Cluster currently has [1000]/[1000] maximum normal shards open


From the title, this is an error I usually encounter with my Elastic Proof Of Concept.
The workaround is easy, I simply close and delete some indices from time to time...

But now I'm currently deploying Elastic in a Production environment with 3 dedicated master and multiple data hot, warm, cold, kibana and fleet-server nodes.

For the moment, I've only deployed Elastic-Agent on the Fleet-server node (with "fleet" as the namespace) and I can see that there is already many Data Streams created (6x logs-, 15x metrics-) :

And - for the moment - each Data Streams are linked to an index :

To summarize, for 1 Elastic-agent and 1 namespace I already have 21 indices created!
So I assume that creating multiple namespaces when deploying the Elastic Agent on Domain Controllers, Windows Servers, Endpoints, I will quickly reach the 1000 shards open limit.

I'm aware that I should avoid small/daily indices (prefer weekly or monthly indices) and that I can increase this limit for my cluster using :

PUT _cluster/settings
  "persistent" : {
    "cluster.routing.allocation.total_shards_per_node" : 2000 

But is it recommended?
How far can I go with this limit for my Production Environment?
Is it recommended to use many namespaces?
How to anticipate the open shards number? As I don't see that through ILM...

Many questions, really sorry about that but I'm a bit confused!
Have a great day.

Not really, the default is the recommended value. It's possible for a cluster to run ok with much higher shard counts sometimes, but overburdened clusters particularly tend to struggle to recover from disruptions more. You might get away with it, but the further this number is from the default the more risk you're taking on.

Instead we recommend adding nodes to your cluster.

1 Like

Hi @DavidTurner,

And thanks a lot for this advice !

So I will also be thrifty on namespaces to use them as less as possible.
And set up weekly or monthly indices.


1 Like

Actually, recommended would be to setup your shard sizing (index rollover) on size and not on time.
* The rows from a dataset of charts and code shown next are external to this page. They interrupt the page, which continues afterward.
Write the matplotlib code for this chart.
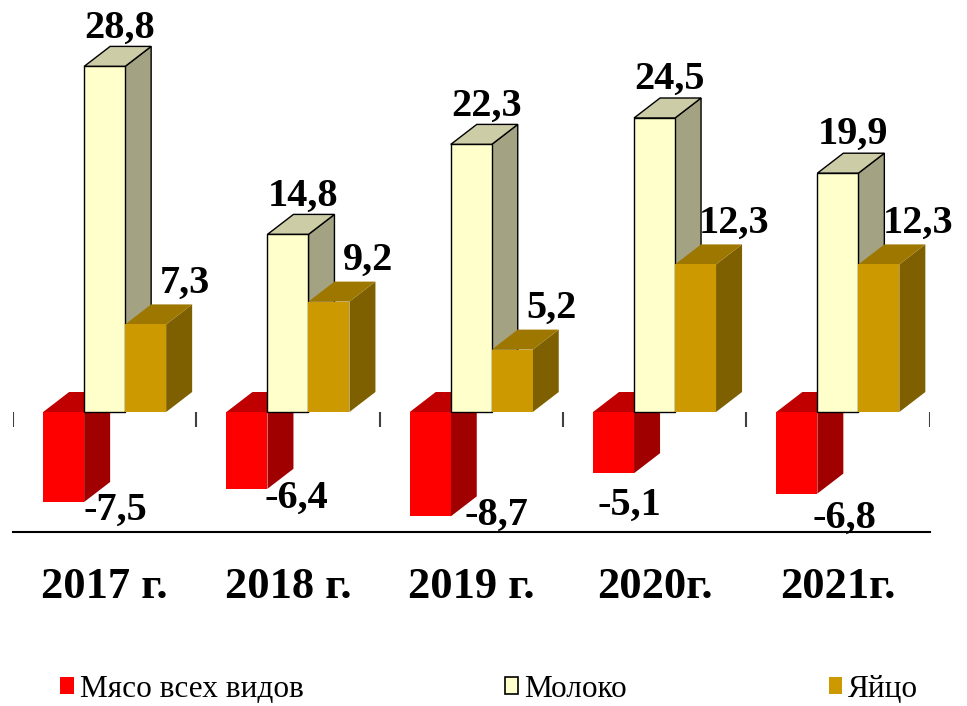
import numpy as np
import matplotlib.pyplot as plt
from matplotlib.patches import Polygon, Rectangle

plt.rcParams['font.family'] = ['Liberation Serif', 'DejaVu Serif']

# данные
years = ["2017 г.", "2018 г.", "2019 г.", "2020г.", "2021г."]
series = ["Мясо всех видов", "Молоко", "Яйцо"]
meat = [-7.5, -6.4, -8.7, -5.1, -6.8]
milk = [28.8, 14.8, 22.3, 24.5, 19.9]
eggs = [7.3, 9.2, 5.2, 12.3, 12.3]

# цвета: лицо, бок, верх
col_meat = ('#FF0000', '#A00000', '#C00000')
col_milk = ('#FFFFCC', '#A3A383', '#CCCCA6')
col_eggs = ('#CC9900', '#7F6000', '#9E7700')

fig = plt.figure(figsize=(9.67, 7.06), dpi=100)
W, H = 967, 706
ax = fig.add_axes([13 / W, (H - 532) / H, (929.5 - 13) / W, 528 / H])
ax.set_xlim(-0.5, 4.5)
ax.set_ylim(-10, 34)

# "глубина" объемных столбиков в единицах данных
px_x = (929.5 - 13) / 5
px_y = 528 / 44
dx = 26 / px_x
dy = 20 / px_y
bw = 41 / px_x

x = np.arange(len(years))
z = [2]


def box(x0, v, cols, edge):
    x1 = x0 + bw
    lo, hi = min(0, v), max(0, v)
    ec = 'black' if edge else 'none'
    lw = 1.0 if edge else 0
    side = [(x1, lo), (x1 + dx, lo + dy), (x1 + dx, hi + dy), (x1, hi)]
    top = [(x0, hi), (x1, hi), (x1 + dx, hi + dy), (x0 + dx, hi + dy)]
    ax.add_patch(Polygon(side, closed=True, fc=cols[1], ec=ec, lw=lw, zorder=z[0]))
    ax.add_patch(Polygon(top, closed=True, fc=cols[2], ec=ec, lw=lw, zorder=z[0] + 1))
    ax.bar(x0, v, width=bw, align='edge', color=cols[0], edgecolor=ec, linewidth=lw,
           zorder=z[0] + 2)
    z[0] += 3


for i in range(len(years)):
    box(x[i] - 1.5 * bw, meat[i], col_meat, False)
    box(x[i] - 0.5 * bw, milk[i], col_milk, True)
    box(x[i] + 0.5 * bw, eggs[i], col_eggs, False)

# подписи значений
lbl = dict(fontsize=29, fontweight='bold', ha='center', va='baseline',
           textcoords='offset pixels', annotation_clip=False, zorder=100)
meat_off = [(52, -18), (49, -19), (66, -8), (16, -42), (48, -34)]
for i in range(len(years)):
    ax.annotate(str(milk[i]).replace('.', ','), (x[i], milk[i] + dy), xytext=(15, 9), **lbl)
    ax.annotate(str(eggs[i]).replace('.', ','), (x[i] + bw, eggs[i] + dy), xytext=(39, 12), **lbl)
    ax.annotate(str(meat[i]).replace('.', ','), (x[i] - bw, meat[i]), xytext=meat_off[i], **lbl)

# засечки на нулевой линии
ax.vlines(np.arange(-0.5, 5), 0, -15 / px_y, color='#404040', lw=1.5, zorder=1)

for i in range(len(years)):
    ax.text(x[i], -15.5, years[i], fontsize=32, fontweight='bold', ha='center',
            va='baseline', clip_on=False)

for s in ['top', 'left', 'right']:
    ax.spines[s].set_visible(False)
ax.spines['bottom'].set_linewidth(1.5)
ax.set_xticks([])
ax.set_yticks([])
ax.patch.set_alpha(0)

handles = [Rectangle((0, 0), 1, 1, fc=col_meat[0], ec='none'),
           Rectangle((0, 0), 1, 1, fc=col_milk[0], ec='black', lw=1.2),
           Rectangle((0, 0), 1, 1, fc=col_eggs[0], ec='none')]
fig.legend(handles, series, loc='center', bbox_to_anchor=(0.506, 0.024), ncol=3,
           frameon=False, fontsize=22.5, handlelength=0.42, handleheight=0.5,
           handletextpad=0.2, columnspacing=6.45, borderpad=0)

fig.savefig('out.png', dpi=100)
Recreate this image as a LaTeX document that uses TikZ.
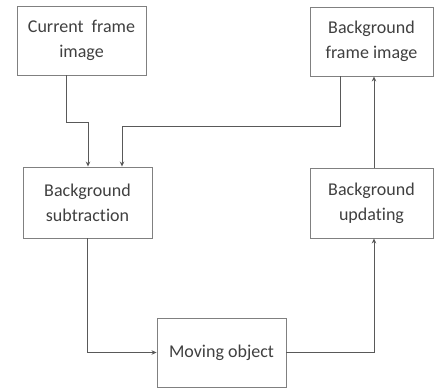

You would do this to combat oversharding.

In your case, lets assume you have 4 hot nodes, each with 100gb of space.
That means you can store 4 * 100gb = 400gb of data on those nodes. As this is hot you will use 1primary and 1replica shard, reducing the usable space by half -> 200gb. Your shards should be between 30 and 50gb (a lot of reasons but for now just believe me :wink: ) .

Here comes the math:

  • space = 4 * 100gb = 400gb/2 = 200gb -> 200gb
  • indices room = 200gb / 40gb = 5 --> 5 indices

In this example you can hold 5 indices on your hot tier (the ingest tier) and once an index reaches the primary shard size of 40gb it does a roll over and moves to your next tier (warm).

1 Like

Thanks a lot @sholzhauer, this is perfectly clear for me now!

Have a great day!

This topic was automatically closed 28 days after the last reply. New replies are no longer allowed.